Photograph Samantha Gallagher
You’re very keen to put faces to the music scene…
The art and literature crowd have a lot of talks and symposium type events, dissecting what's going on, while musos tend to walk-the-walk, putting on live gigs and launching stuff like Record Store Day. So, this is the one area where we feel it would be really interesting to get some local heroes sat down to chat about what they do. We aim to cover the whole musical ecosystem from record shops like The Music Exchange, to amazing labels like Gringo, to recording studios like First Love and promoters/programmers like enigmatic screwball Ste Allen. Also, from a personal perspective the way record labels and musicians share costs and work together is really admirable, and I try to use this as a model with our publishing projects. The world of publishing is full of detrimental categories like vanity and subsidy publishing, this cripples the flexibility of DIY publishing in some ways.
Are you flogging owt?
We'll be selling a range of music in various traditional formats - you can listen to records in store - as well as digital through the website, there will be zines, magazines, graphic novels, fiction, non-fiction and poetry, old gig posters, a few t-shirts by our key supporters and loads of incredible photography. We're hoping to create a bit of an Aladdin's Cave with beanbags and knowledgeable, friendly staff to offer a bit of advice.
What do you hope to achieve from the festival?

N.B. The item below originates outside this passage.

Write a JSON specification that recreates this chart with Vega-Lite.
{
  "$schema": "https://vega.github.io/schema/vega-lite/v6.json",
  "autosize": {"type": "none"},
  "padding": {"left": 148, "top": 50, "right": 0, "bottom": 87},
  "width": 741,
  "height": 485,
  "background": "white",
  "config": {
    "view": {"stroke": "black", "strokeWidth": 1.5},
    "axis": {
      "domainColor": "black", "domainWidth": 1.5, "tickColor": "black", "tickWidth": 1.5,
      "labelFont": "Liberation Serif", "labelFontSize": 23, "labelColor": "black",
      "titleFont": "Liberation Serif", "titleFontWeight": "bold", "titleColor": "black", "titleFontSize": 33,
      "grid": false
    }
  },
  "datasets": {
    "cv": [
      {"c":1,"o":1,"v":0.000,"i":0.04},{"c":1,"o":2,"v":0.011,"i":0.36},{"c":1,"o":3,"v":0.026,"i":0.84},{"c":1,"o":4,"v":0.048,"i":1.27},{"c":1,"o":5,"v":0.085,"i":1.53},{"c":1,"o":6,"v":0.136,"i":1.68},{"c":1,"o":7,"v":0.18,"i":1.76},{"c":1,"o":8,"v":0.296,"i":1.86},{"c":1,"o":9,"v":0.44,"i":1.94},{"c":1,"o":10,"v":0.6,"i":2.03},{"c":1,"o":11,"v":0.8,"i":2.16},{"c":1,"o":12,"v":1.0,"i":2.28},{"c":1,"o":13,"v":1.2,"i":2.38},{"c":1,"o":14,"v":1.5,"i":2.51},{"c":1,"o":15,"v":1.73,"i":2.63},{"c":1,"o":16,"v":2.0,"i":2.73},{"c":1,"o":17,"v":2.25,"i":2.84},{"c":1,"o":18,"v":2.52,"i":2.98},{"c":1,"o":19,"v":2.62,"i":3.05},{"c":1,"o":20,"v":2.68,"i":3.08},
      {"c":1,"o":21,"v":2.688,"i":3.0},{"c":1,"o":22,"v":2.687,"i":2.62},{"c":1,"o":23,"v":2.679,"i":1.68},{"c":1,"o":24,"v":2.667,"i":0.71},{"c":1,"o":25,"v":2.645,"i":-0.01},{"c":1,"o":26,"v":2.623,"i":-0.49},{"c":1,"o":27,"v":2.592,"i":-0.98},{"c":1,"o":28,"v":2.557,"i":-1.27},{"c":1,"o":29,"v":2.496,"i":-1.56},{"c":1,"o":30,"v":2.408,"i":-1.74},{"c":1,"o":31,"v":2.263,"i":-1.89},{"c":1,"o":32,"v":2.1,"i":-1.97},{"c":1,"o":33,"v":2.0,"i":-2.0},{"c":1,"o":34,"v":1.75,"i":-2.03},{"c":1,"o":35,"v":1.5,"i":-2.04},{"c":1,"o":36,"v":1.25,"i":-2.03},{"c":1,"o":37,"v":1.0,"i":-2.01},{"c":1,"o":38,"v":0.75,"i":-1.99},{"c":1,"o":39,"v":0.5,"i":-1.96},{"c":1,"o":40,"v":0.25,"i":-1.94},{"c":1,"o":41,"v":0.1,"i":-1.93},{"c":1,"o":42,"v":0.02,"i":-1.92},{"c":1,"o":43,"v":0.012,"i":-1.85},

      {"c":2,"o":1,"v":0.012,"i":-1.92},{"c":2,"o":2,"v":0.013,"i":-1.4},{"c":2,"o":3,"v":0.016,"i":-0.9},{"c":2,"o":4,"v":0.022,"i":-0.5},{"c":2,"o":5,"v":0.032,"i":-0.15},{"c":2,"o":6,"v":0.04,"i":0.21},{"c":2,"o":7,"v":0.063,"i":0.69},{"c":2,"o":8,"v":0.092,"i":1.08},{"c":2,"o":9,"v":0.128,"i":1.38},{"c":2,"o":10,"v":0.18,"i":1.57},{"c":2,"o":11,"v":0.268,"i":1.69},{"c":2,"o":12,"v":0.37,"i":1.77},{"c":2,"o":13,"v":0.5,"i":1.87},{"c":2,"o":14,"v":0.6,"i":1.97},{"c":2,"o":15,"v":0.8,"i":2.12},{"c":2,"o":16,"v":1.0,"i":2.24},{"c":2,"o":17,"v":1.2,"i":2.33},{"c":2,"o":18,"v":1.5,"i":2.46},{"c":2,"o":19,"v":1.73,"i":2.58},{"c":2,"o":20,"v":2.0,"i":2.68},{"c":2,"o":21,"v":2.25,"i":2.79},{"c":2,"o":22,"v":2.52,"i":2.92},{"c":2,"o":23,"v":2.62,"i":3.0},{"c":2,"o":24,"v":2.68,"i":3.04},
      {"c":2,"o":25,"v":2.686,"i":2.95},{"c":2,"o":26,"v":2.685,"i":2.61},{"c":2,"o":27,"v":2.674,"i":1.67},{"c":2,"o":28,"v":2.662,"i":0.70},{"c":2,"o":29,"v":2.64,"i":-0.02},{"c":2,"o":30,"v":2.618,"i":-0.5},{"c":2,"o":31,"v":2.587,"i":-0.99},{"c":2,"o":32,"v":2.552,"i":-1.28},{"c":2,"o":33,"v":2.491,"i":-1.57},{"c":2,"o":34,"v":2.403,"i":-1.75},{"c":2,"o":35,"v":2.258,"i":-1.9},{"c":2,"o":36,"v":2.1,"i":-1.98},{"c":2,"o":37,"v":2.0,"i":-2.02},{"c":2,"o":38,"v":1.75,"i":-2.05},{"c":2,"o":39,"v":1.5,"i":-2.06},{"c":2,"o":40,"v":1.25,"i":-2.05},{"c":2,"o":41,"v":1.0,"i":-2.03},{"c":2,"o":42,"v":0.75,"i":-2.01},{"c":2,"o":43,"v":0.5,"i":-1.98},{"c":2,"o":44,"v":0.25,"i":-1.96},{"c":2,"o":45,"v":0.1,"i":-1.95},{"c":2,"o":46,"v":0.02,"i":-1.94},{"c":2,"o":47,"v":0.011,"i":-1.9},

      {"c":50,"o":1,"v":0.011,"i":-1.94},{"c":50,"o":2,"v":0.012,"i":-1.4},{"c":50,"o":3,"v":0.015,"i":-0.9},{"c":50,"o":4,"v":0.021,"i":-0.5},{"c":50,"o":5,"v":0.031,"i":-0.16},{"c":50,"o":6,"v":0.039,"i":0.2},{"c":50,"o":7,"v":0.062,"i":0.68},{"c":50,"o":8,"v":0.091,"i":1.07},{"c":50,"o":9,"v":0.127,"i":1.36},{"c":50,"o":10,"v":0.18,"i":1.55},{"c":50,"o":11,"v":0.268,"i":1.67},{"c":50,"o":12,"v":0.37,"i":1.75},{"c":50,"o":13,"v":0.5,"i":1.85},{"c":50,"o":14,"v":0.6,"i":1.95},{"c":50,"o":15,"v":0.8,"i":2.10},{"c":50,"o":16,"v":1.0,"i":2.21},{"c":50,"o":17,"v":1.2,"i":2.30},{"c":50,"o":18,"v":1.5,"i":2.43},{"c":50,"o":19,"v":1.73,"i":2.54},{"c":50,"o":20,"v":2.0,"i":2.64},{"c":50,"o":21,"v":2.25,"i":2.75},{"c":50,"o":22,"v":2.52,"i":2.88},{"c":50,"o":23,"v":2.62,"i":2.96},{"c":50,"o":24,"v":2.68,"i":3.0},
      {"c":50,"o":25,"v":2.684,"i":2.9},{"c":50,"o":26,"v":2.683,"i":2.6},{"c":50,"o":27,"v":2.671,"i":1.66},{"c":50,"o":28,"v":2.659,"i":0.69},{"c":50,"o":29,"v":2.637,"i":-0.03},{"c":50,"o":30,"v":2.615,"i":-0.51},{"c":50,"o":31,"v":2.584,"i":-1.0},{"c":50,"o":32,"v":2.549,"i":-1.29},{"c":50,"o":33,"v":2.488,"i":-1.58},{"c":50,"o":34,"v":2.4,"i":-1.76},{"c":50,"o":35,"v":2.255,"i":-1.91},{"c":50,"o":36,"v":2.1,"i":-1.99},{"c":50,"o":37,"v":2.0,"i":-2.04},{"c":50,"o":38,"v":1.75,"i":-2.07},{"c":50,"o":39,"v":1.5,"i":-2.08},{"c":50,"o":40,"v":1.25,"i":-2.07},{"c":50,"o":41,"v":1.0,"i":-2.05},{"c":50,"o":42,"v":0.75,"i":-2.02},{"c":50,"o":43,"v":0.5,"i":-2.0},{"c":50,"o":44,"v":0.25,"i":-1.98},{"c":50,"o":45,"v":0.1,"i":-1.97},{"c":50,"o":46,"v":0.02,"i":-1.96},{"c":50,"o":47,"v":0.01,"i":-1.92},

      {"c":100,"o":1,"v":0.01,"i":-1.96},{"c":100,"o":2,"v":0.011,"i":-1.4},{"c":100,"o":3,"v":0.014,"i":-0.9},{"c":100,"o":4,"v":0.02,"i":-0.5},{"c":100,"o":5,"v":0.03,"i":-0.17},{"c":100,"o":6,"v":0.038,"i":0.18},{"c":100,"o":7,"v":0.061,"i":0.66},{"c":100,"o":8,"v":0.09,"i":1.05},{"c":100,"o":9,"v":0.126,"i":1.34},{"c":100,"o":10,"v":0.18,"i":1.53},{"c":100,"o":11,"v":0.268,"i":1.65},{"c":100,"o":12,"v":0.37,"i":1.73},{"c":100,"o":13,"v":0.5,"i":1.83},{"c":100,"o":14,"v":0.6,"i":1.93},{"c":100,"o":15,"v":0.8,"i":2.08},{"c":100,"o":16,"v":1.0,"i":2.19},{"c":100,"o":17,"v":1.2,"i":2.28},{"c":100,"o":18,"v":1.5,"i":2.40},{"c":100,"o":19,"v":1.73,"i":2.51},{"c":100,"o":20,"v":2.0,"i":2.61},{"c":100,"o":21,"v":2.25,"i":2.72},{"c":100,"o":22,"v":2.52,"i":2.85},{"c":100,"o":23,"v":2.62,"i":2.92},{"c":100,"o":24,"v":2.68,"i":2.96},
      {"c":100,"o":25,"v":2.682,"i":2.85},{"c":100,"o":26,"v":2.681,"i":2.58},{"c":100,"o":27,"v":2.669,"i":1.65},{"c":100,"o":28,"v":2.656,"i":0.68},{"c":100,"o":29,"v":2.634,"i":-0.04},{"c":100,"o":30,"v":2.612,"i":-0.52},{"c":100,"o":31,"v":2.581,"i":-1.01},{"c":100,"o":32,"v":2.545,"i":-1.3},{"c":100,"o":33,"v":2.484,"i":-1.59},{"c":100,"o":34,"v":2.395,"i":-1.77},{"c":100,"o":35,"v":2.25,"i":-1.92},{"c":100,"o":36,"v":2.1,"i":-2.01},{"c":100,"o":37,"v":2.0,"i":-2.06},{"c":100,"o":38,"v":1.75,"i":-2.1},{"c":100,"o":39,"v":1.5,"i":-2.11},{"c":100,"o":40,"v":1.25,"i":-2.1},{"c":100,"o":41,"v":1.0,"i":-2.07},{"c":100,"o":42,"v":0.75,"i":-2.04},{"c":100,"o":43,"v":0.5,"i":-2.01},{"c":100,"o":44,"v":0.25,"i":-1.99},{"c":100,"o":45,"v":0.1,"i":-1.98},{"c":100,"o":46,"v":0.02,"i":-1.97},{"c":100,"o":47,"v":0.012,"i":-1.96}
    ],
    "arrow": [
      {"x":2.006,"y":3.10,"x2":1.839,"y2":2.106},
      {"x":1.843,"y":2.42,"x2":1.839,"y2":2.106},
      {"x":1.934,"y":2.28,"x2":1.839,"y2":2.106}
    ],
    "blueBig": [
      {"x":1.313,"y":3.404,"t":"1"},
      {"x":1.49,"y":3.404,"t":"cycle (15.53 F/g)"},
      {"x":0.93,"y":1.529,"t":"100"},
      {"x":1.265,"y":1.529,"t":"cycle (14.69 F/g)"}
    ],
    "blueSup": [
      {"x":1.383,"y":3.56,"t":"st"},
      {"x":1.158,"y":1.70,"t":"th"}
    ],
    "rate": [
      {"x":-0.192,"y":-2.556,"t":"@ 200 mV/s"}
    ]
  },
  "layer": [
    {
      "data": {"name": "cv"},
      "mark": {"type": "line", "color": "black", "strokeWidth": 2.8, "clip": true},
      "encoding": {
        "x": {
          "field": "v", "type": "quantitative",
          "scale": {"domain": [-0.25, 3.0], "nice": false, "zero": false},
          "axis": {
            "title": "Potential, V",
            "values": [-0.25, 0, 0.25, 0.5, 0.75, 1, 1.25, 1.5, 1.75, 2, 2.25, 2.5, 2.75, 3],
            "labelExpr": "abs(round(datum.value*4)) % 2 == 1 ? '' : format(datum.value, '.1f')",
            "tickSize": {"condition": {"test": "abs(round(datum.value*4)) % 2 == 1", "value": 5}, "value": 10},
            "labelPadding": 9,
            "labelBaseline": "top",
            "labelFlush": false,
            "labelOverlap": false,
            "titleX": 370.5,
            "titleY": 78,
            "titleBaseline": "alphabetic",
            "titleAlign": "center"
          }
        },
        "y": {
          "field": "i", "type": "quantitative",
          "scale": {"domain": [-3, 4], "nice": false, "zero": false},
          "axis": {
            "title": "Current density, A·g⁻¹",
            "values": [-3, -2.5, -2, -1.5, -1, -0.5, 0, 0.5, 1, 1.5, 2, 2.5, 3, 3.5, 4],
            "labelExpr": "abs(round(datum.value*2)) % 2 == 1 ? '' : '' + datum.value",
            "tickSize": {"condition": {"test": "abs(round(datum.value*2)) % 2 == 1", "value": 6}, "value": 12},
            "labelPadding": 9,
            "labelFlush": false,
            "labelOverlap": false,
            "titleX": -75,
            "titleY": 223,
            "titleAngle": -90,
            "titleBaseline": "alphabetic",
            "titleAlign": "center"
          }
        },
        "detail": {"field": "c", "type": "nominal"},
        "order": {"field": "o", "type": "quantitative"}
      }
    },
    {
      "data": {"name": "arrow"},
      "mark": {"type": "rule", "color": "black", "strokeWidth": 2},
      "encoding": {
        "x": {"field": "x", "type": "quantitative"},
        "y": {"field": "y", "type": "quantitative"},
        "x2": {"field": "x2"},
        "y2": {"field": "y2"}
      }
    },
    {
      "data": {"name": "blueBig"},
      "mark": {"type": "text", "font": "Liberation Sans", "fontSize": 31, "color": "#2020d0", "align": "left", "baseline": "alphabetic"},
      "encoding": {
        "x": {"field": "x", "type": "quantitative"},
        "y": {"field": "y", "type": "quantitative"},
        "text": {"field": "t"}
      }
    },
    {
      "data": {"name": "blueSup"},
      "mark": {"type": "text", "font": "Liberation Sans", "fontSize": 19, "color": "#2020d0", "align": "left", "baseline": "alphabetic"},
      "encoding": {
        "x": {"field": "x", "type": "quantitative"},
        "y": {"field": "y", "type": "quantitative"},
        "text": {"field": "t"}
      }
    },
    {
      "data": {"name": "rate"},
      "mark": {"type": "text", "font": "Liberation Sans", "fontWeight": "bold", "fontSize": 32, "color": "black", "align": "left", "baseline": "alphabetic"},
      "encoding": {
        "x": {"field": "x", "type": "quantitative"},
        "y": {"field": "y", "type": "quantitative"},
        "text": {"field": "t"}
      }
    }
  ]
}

Memories of the Future is our flagship project and already seems to have hit a nerve in the collective conscious of those involved, so we hope to do the same next year or possibly pop-up in a different city. We intend to keep selling a selection of niche products through our e-commerce site and continue the Creative Start-ups series on the blog, so contact us if you'd like to do a Q&A. We are developing our creative service packages in terms of promotional videos and graphic design, plus I've discovered the next author I want to publish under our name, which is a real buzz…
Digital or analogue?
I'm an analogue geek at heart, as if it isn't obvious. But I really see the potential in digital.